== WORK TO BE COMPLETED ==
What is the number of lines in these entries that contain "with"? State it alone.

-=-=-

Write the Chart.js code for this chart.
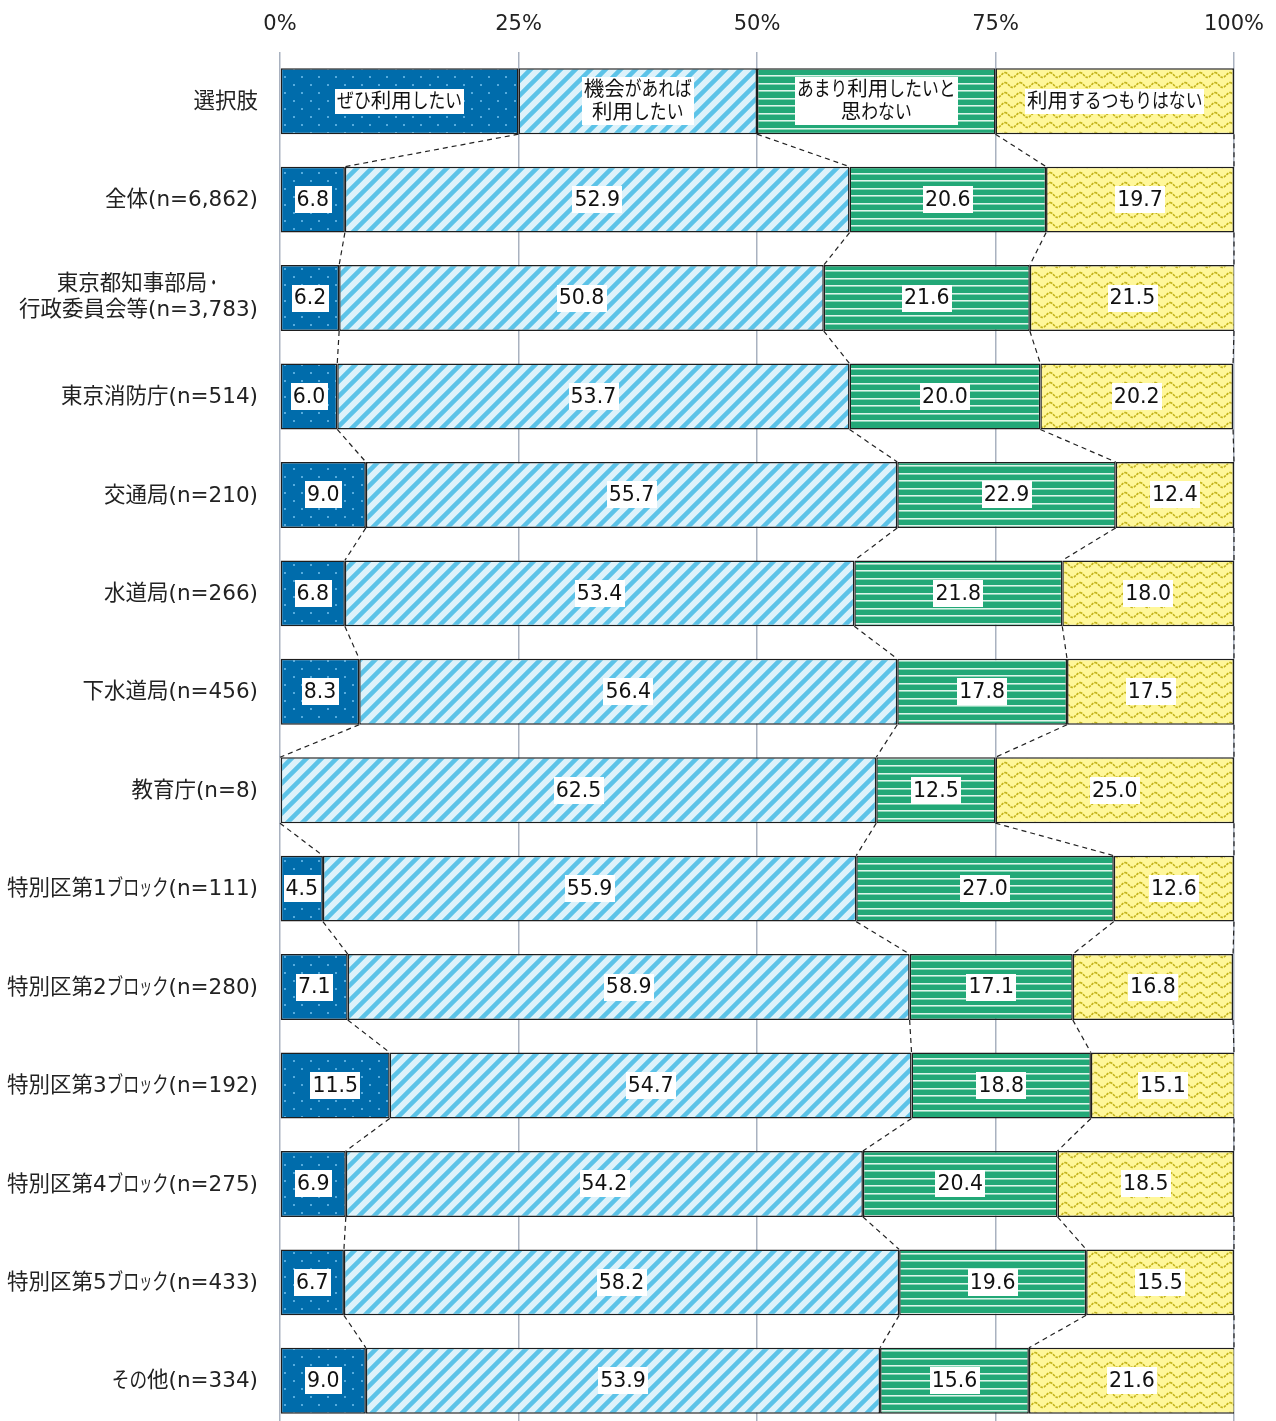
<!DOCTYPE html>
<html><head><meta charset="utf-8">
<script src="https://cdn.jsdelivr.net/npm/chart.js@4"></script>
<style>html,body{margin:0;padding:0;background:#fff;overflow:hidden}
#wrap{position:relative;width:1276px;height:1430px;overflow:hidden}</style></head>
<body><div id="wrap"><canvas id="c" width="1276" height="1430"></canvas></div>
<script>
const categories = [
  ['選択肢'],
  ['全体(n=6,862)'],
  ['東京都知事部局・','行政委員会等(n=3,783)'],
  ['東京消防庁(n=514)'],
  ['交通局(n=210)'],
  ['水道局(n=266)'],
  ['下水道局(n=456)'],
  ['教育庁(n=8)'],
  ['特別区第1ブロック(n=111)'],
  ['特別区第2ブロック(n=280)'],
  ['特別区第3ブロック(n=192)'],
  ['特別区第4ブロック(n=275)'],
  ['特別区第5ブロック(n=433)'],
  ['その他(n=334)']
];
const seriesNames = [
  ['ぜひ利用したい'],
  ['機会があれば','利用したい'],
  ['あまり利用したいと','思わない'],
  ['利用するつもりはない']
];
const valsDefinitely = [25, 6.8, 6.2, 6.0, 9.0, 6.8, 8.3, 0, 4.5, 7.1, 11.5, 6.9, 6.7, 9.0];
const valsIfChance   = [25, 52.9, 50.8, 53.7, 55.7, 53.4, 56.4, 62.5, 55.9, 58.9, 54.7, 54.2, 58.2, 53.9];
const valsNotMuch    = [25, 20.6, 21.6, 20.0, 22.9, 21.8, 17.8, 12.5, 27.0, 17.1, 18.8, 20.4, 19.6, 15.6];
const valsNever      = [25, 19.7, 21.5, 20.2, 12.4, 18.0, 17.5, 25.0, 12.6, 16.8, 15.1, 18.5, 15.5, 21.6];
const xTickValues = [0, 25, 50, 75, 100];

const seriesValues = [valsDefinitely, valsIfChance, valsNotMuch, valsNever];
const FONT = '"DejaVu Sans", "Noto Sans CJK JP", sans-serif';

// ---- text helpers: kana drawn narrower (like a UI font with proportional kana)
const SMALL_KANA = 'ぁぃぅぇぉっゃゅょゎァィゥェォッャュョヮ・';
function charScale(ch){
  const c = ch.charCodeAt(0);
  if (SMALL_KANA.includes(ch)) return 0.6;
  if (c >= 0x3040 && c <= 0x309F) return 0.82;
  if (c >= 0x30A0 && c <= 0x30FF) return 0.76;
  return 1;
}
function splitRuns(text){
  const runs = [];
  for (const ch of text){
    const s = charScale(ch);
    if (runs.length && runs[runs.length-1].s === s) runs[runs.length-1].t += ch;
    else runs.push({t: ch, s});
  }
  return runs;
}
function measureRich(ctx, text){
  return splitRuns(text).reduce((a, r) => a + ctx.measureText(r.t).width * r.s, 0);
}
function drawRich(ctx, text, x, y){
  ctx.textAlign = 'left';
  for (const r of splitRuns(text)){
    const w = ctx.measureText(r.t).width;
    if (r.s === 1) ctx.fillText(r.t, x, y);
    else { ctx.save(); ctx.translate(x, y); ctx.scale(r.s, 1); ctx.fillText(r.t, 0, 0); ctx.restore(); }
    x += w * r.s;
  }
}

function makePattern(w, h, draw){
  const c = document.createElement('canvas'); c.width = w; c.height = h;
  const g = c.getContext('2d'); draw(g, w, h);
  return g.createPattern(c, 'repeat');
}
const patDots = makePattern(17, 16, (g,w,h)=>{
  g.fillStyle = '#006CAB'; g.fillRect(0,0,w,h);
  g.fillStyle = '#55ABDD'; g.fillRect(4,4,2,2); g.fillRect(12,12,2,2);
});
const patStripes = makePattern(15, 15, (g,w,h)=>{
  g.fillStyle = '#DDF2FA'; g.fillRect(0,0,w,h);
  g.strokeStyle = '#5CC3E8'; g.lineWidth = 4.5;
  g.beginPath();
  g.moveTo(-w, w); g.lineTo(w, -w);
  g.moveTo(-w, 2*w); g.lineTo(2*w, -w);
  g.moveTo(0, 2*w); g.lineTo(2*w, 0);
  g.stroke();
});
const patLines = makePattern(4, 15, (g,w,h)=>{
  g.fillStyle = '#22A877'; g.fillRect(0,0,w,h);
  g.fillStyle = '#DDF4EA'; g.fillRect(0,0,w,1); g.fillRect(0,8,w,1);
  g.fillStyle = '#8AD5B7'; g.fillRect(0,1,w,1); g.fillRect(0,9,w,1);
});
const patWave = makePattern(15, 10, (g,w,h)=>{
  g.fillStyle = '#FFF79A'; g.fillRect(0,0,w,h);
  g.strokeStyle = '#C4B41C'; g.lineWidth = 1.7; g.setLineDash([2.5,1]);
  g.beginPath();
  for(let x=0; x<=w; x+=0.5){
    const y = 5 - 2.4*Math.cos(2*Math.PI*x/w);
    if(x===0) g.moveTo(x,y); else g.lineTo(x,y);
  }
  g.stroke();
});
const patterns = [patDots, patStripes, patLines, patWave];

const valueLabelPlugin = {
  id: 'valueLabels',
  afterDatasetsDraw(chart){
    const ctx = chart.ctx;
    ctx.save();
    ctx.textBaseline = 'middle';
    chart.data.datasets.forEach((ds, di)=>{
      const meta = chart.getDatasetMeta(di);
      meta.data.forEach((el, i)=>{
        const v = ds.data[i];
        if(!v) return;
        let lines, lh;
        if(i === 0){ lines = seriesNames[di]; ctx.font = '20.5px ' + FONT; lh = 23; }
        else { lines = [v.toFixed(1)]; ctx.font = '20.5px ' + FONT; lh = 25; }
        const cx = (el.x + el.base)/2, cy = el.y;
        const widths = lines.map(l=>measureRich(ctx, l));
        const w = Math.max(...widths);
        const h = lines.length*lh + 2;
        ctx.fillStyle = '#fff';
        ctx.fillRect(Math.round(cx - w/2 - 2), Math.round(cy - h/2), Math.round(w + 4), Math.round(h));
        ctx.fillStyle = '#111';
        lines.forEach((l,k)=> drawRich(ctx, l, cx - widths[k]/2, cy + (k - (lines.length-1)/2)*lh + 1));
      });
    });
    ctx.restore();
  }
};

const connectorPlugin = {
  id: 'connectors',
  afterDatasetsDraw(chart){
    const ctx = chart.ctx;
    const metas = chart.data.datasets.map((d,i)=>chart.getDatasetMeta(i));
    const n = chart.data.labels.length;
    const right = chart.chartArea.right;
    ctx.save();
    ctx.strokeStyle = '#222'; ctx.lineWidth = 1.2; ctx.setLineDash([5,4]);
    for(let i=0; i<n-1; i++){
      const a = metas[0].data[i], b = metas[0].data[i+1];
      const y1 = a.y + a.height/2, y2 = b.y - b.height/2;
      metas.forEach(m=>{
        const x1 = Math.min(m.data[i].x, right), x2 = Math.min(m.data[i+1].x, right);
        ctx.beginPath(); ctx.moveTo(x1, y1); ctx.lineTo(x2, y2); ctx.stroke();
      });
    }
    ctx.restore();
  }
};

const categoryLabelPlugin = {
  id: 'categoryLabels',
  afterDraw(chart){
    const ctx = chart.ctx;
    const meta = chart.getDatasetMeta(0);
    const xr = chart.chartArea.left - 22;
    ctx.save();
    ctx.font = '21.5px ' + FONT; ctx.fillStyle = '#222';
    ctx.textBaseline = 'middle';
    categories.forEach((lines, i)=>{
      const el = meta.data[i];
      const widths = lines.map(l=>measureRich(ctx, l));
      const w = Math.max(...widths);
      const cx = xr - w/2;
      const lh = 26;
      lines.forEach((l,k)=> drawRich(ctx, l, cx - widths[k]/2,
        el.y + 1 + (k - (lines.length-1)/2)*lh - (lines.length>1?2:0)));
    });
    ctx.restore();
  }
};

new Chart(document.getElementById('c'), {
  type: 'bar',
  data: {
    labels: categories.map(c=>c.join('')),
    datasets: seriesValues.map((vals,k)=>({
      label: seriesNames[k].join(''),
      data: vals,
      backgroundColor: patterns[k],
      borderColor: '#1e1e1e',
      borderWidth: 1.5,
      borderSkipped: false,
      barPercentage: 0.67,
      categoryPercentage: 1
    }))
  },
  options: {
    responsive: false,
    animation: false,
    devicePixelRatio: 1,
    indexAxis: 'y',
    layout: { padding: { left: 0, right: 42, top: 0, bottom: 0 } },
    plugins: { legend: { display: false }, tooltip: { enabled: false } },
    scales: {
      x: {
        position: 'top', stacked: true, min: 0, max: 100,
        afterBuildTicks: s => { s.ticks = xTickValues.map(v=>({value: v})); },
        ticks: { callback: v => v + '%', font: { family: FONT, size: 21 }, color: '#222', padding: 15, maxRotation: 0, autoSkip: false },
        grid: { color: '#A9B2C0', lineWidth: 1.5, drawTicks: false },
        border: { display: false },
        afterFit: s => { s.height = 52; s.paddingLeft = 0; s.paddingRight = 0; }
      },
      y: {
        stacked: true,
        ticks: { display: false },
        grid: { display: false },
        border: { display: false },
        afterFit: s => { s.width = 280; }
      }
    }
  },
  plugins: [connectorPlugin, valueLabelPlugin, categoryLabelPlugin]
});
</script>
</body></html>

-=-=-

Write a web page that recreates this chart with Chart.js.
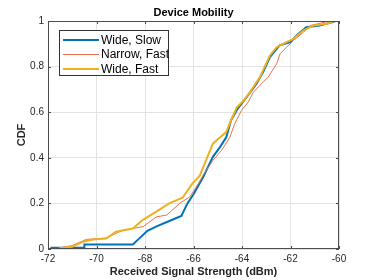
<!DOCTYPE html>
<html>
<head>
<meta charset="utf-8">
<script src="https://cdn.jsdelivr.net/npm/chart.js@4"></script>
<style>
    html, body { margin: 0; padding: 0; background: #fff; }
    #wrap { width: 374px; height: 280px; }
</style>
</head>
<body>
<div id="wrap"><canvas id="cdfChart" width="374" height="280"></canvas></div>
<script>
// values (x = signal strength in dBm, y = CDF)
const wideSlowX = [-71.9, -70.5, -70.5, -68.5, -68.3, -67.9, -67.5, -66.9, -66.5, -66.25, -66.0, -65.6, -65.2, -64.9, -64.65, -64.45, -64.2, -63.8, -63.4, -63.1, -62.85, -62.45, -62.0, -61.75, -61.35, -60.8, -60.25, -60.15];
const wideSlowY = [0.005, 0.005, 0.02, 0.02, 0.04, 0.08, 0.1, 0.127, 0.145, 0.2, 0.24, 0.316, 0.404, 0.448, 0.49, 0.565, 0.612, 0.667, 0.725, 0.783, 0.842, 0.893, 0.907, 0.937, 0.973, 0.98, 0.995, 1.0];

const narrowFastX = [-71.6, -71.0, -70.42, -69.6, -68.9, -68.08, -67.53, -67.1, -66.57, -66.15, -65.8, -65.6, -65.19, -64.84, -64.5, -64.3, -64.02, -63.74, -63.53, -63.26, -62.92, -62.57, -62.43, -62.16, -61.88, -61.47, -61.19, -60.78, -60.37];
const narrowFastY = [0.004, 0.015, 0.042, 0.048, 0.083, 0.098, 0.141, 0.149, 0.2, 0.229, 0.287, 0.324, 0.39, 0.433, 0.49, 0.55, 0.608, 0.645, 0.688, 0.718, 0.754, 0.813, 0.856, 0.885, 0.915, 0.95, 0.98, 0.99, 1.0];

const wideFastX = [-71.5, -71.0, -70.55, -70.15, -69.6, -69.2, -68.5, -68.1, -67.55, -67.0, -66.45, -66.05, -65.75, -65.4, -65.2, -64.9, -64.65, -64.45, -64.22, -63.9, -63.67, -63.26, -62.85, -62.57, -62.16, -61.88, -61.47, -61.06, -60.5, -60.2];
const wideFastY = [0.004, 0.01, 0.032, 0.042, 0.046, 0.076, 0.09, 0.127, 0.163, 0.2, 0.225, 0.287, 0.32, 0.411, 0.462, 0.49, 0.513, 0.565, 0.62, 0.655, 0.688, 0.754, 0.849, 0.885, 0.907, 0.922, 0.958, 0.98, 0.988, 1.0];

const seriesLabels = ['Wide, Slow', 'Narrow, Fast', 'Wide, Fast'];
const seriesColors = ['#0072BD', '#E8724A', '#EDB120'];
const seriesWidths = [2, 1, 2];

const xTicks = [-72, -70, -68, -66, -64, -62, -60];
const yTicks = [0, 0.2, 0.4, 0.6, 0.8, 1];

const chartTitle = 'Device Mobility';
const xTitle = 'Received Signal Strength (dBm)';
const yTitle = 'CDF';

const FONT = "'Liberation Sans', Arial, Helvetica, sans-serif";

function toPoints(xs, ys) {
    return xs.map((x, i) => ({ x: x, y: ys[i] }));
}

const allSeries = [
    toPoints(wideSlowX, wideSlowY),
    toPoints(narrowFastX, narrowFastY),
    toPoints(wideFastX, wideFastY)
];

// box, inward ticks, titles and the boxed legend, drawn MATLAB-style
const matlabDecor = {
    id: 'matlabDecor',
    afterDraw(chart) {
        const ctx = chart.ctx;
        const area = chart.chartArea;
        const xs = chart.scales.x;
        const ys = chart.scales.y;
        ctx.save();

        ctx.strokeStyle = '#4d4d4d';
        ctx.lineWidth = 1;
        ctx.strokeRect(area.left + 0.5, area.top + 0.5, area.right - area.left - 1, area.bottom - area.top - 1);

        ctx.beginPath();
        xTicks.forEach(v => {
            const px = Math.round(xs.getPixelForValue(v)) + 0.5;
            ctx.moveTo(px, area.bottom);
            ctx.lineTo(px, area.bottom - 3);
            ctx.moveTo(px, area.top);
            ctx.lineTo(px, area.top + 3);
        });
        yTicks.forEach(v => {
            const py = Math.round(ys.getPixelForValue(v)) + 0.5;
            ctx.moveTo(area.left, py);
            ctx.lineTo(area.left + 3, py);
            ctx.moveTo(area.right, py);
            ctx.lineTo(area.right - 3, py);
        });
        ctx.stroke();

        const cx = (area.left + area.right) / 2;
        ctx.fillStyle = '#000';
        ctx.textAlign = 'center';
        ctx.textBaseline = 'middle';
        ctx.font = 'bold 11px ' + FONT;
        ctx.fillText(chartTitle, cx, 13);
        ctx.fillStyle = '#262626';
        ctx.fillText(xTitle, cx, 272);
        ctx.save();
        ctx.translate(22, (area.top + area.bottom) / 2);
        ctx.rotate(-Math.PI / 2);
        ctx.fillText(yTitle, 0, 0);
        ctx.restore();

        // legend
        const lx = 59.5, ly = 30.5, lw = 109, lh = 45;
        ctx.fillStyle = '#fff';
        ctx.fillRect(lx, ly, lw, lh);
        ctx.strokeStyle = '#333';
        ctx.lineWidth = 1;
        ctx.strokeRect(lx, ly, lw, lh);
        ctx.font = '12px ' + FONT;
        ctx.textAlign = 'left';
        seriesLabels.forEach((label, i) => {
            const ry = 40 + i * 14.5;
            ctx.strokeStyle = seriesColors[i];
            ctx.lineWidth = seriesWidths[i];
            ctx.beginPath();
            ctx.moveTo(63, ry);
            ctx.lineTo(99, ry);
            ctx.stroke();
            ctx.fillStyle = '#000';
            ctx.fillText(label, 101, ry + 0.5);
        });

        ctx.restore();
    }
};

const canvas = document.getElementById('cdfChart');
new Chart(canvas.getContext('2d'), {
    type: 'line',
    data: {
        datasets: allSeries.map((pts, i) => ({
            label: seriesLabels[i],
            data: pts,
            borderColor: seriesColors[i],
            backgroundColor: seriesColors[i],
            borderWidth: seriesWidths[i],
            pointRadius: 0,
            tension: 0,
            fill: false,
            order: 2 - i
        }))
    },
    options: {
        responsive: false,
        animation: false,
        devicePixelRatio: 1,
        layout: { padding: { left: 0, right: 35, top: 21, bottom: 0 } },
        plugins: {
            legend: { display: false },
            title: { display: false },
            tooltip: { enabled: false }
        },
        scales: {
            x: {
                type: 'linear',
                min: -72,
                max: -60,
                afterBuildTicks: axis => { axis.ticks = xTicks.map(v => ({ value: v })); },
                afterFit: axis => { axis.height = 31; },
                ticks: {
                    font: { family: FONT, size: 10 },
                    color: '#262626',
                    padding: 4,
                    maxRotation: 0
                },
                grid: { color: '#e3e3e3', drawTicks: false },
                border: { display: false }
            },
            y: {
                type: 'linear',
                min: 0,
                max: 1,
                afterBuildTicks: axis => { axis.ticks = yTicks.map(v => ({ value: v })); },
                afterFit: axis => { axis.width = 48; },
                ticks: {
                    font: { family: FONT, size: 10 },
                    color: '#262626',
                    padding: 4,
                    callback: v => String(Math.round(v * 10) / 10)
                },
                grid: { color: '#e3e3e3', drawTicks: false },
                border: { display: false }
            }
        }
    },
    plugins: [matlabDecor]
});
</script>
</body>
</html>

-=-=-

== ANSWER TO THE TASK ==
2